WORK REQUIRED: Without the images, write out the whole listing exactly.

--- begin DATA LINES ---

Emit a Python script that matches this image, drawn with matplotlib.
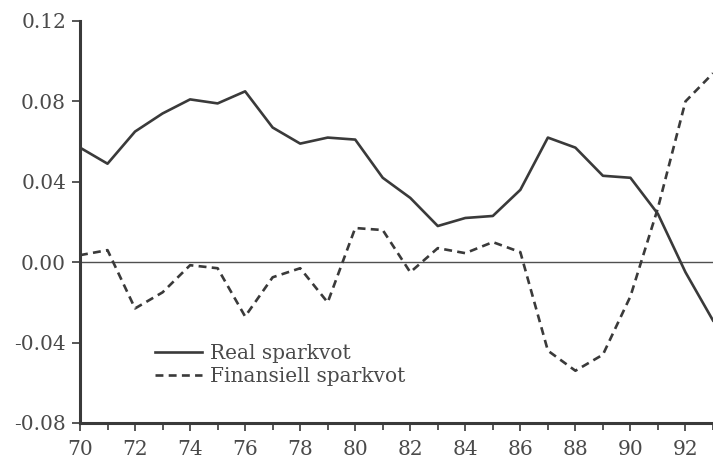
# Real och finansiell sparkvot 1970-1993

import matplotlib
matplotlib.use("Agg")
import matplotlib.pyplot as plt
from matplotlib.ticker import MultipleLocator, FormatStrFormatter

AR = list(range(70, 94))

REAL_SPARKVOT = [
    0.057, 0.049, 0.065, 0.074, 0.081, 0.079, 0.085, 0.067,
    0.059, 0.062, 0.061, 0.042, 0.032, 0.018, 0.022, 0.023,
    0.036, 0.062, 0.057, 0.043, 0.042, 0.024, -0.005, -0.029,
]

FINANSIELL_SPARKVOT = [
    0.0035, 0.006, -0.023, -0.015, -0.0015, -0.003, -0.027, -0.0075,
    -0.003, -0.020, 0.017, 0.016, -0.005, 0.007, 0.0045, 0.010,
    0.005, -0.044, -0.054, -0.046, -0.017, 0.027, 0.080, 0.094,
]

Y_TICKS = [-0.08, -0.04, 0.00, 0.04, 0.08, 0.12]
X_TICKS = list(range(70, 94, 2))

FARG = "#3a3a3a"
TEXTFARG = "#4a4a4a"

plt.rcParams["font.family"] = ["DejaVu Serif"]
plt.rcParams["font.size"] = 14.5
plt.rcParams["axes.unicode_minus"] = False

fig = plt.figure(figsize=(7.13, 4.59), dpi=100)
ax = fig.add_axes([80 / 713, 1 - 423 / 459, 1 - 80 / 713, (423 - 21) / 459])

ax.axhline(0, color="#505050", linewidth=1.0, zorder=1)
ax.plot(AR, REAL_SPARKVOT, color=FARG, linewidth=1.9, label="Real sparkvot")
ax.plot(AR, FINANSIELL_SPARKVOT, color=FARG, linewidth=1.9,
        linestyle=(0, (3, 2)), label="Finansiell sparkvot")

ax.set_xlim(70, 93)
ax.set_ylim(-0.08, 0.12)
ax.set_xticks(X_TICKS)
ax.xaxis.set_minor_locator(MultipleLocator(1))
ax.set_yticks(Y_TICKS)
ax.yaxis.set_major_formatter(FormatStrFormatter("%.2f"))

for sida in ["top", "right"]:
    ax.spines[sida].set_visible(False)
for sida in ["left", "bottom"]:
    ax.spines[sida].set_linewidth(2.2)
    ax.spines[sida].set_color(FARG)

ax.tick_params(axis="both", which="both", direction="out", length=6,
               width=1.2, color=FARG, labelcolor=TEXTFARG)
ax.tick_params(axis="x", which="minor", length=5)
ax.tick_params(axis="x", pad=6)
ax.tick_params(axis="y", pad=4)

leg = ax.legend(loc="center left", bbox_to_anchor=(155 / 713, 1 - 365 / 459),
                bbox_transform=fig.transFigure, frameon=False, borderpad=0,
                borderaxespad=0, handlelength=2.35, handletextpad=0.4,
                labelspacing=0.2)
for t in leg.get_texts():
    t.set_color(TEXTFARG)

fig.savefig("out.png", dpi=100)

--- end DATA LINES ---

ANSWER TO THE PROBLEM:
Emit a Python script that matches this image, drawn with matplotlib.
# Real och finansiell sparkvot 1970-1993

import matplotlib
matplotlib.use("Agg")
import matplotlib.pyplot as plt
from matplotlib.ticker import MultipleLocator, FormatStrFormatter

AR = list(range(70, 94))

REAL_SPARKVOT = [
    0.057, 0.049, 0.065, 0.074, 0.081, 0.079, 0.085, 0.067,
    0.059, 0.062, 0.061, 0.042, 0.032, 0.018, 0.022, 0.023,
    0.036, 0.062, 0.057, 0.043, 0.042, 0.024, -0.005, -0.029,
]

FINANSIELL_SPARKVOT = [
    0.0035, 0.006, -0.023, -0.015, -0.0015, -0.003, -0.027, -0.0075,
    -0.003, -0.020, 0.017, 0.016, -0.005, 0.007, 0.0045, 0.010,
    0.005, -0.044, -0.054, -0.046, -0.017, 0.027, 0.080, 0.094,
]

Y_TICKS = [-0.08, -0.04, 0.00, 0.04, 0.08, 0.12]
X_TICKS = list(range(70, 94, 2))

FARG = "#3a3a3a"
TEXTFARG = "#4a4a4a"

plt.rcParams["font.family"] = ["DejaVu Serif"]
plt.rcParams["font.size"] = 14.5
plt.rcParams["axes.unicode_minus"] = False

fig = plt.figure(figsize=(7.13, 4.59), dpi=100)
ax = fig.add_axes([80 / 713, 1 - 423 / 459, 1 - 80 / 713, (423 - 21) / 459])

ax.axhline(0, color="#505050", linewidth=1.0, zorder=1)
ax.plot(AR, REAL_SPARKVOT, color=FARG, linewidth=1.9, label="Real sparkvot")
ax.plot(AR, FINANSIELL_SPARKVOT, color=FARG, linewidth=1.9,
        linestyle=(0, (3, 2)), label="Finansiell sparkvot")

ax.set_xlim(70, 93)
ax.set_ylim(-0.08, 0.12)
ax.set_xticks(X_TICKS)
ax.xaxis.set_minor_locator(MultipleLocator(1))
ax.set_yticks(Y_TICKS)
ax.yaxis.set_major_formatter(FormatStrFormatter("%.2f"))

for sida in ["top", "right"]:
    ax.spines[sida].set_visible(False)
for sida in ["left", "bottom"]:
    ax.spines[sida].set_linewidth(2.2)
    ax.spines[sida].set_color(FARG)

ax.tick_params(axis="both", which="both", direction="out", length=6,
               width=1.2, color=FARG, labelcolor=TEXTFARG)
ax.tick_params(axis="x", which="minor", length=5)
ax.tick_params(axis="x", pad=6)
ax.tick_params(axis="y", pad=4)

leg = ax.legend(loc="center left", bbox_to_anchor=(155 / 713, 1 - 365 / 459),
                bbox_transform=fig.transFigure, frameon=False, borderpad=0,
                borderaxespad=0, handlelength=2.35, handletextpad=0.4,
                labelspacing=0.2)
for t in leg.get_texts():
    t.set_color(TEXTFARG)

fig.savefig("out.png", dpi=100)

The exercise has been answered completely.